■ **Provided material**
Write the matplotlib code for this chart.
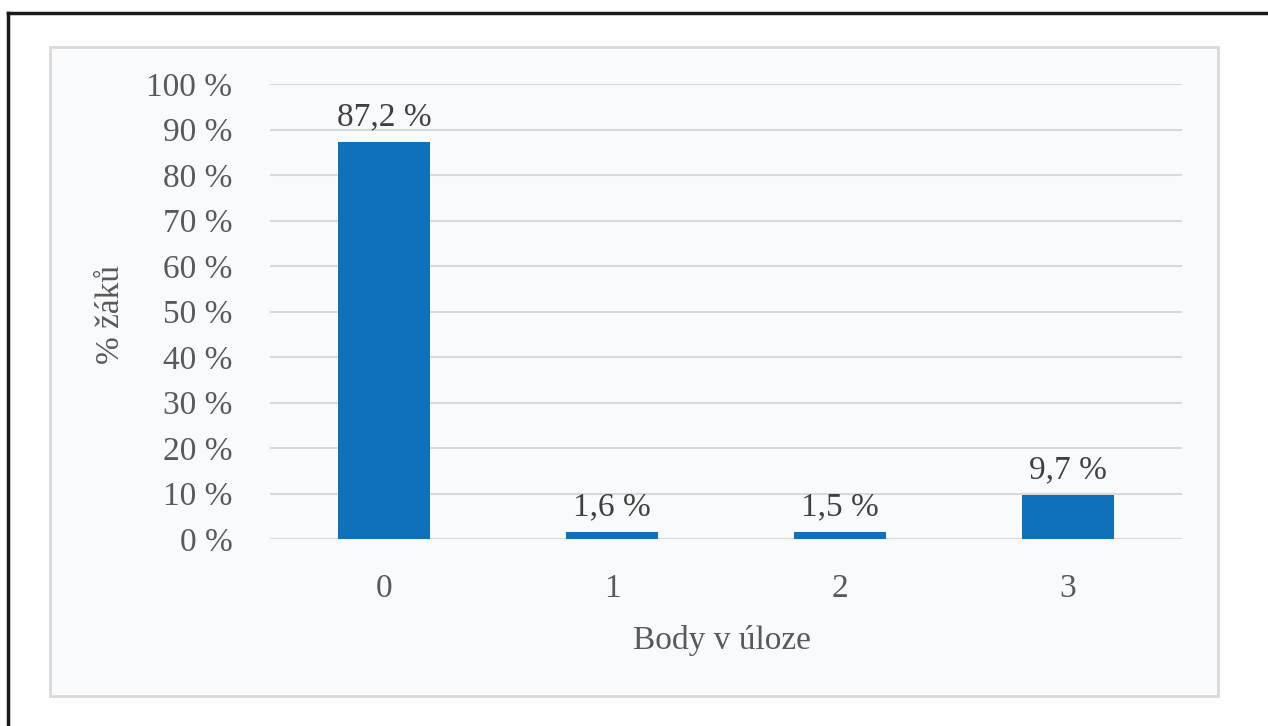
import numpy as np
import matplotlib.pyplot as plt
from matplotlib.patches import Rectangle
from matplotlib.lines import Line2D

categories = ["0", "1", "2", "3"]
values = [87.2, 1.6, 1.5, 9.7]
value_labels = ["87,2 %", "1,6 %", "1,5 %", "9,7 %"]
yticks = list(range(0, 101, 10))
ytick_labels = [f"{t} %" for t in yticks]

W, H = 1268, 726
plt.rcParams['font.family'] = ['Liberation Serif', 'DejaVu Serif']

fig = plt.figure(figsize=(W / 100, H / 100), dpi=100)
fig.patch.set_facecolor("white")

# inner chart box
fig.patches.append(Rectangle((50 / W, 1 - 696 / H), (1218 - 50) / W, (696 - 47) / H,
                             transform=fig.transFigure, facecolor="#F9FAFC",
                             edgecolor="#D9D9D9", linewidth=2, zorder=-1))
# outer black frame (cropped)
fig.lines.append(Line2D([8 / W, 8 / W], [0, 1 - 13 / H], transform=fig.transFigure,
                        color="#1a1a1a", linewidth=2.5))
fig.lines.append(Line2D([8 / W, 1], [1 - 13 / H, 1 - 13 / H], transform=fig.transFigure,
                        color="#1a1a1a", linewidth=2.5))

ax = fig.add_axes([270 / W, 1 - 539 / H, (1182 - 270) / W, (539 - 84) / H])
ax.set_zorder(2)
ax.set_facecolor("none")
x = np.arange(len(categories))
ax.bar(x, values, width=0.405, color="#0F71BA", zorder=3)
ax.set_xlim(-0.5, 3.5)
ax.set_ylim(0, 100)
ax.set_yticks(yticks)
ax.set_yticklabels(ytick_labels)
ax.set_xticks(x)
ax.set_xticklabels(categories)
ax.grid(axis="y", color="#D9D9D9", linewidth=1.5, zorder=0)
for s in ax.spines.values():
    s.set_visible(False)
ax.tick_params(axis="y", length=0, pad=27, labelsize=24, labelcolor="#595959")
ax.tick_params(axis="x", length=0, pad=25, labelsize=24, labelcolor="#595959")

for xi, v, lab in zip(x, values, value_labels):
    ax.annotate(lab, (xi, v), xytext=(0, 7), textcoords="offset points",
                ha="center", va="bottom", fontsize=24, color="#404040")

fig.text(722 / W, 1 - 641 / H, "Body v úloze", ha="center", va="center",
         fontsize=24, color="#595959")
fig.text(111 / W, 1 - 315 / H, "% žáků", ha="center", va="center",
         rotation=90, fontsize=24, color="#595959")

fig.savefig("out.png", dpi=100)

■ **What to work on**
Reproduce the material above from its first line through the line containing "from matplotlib.lines import Line2D", both ends included, and skip every picture.

■ **Full output**
Write the matplotlib code for this chart.
import numpy as np
import matplotlib.pyplot as plt
from matplotlib.patches import Rectangle
from matplotlib.lines import Line2D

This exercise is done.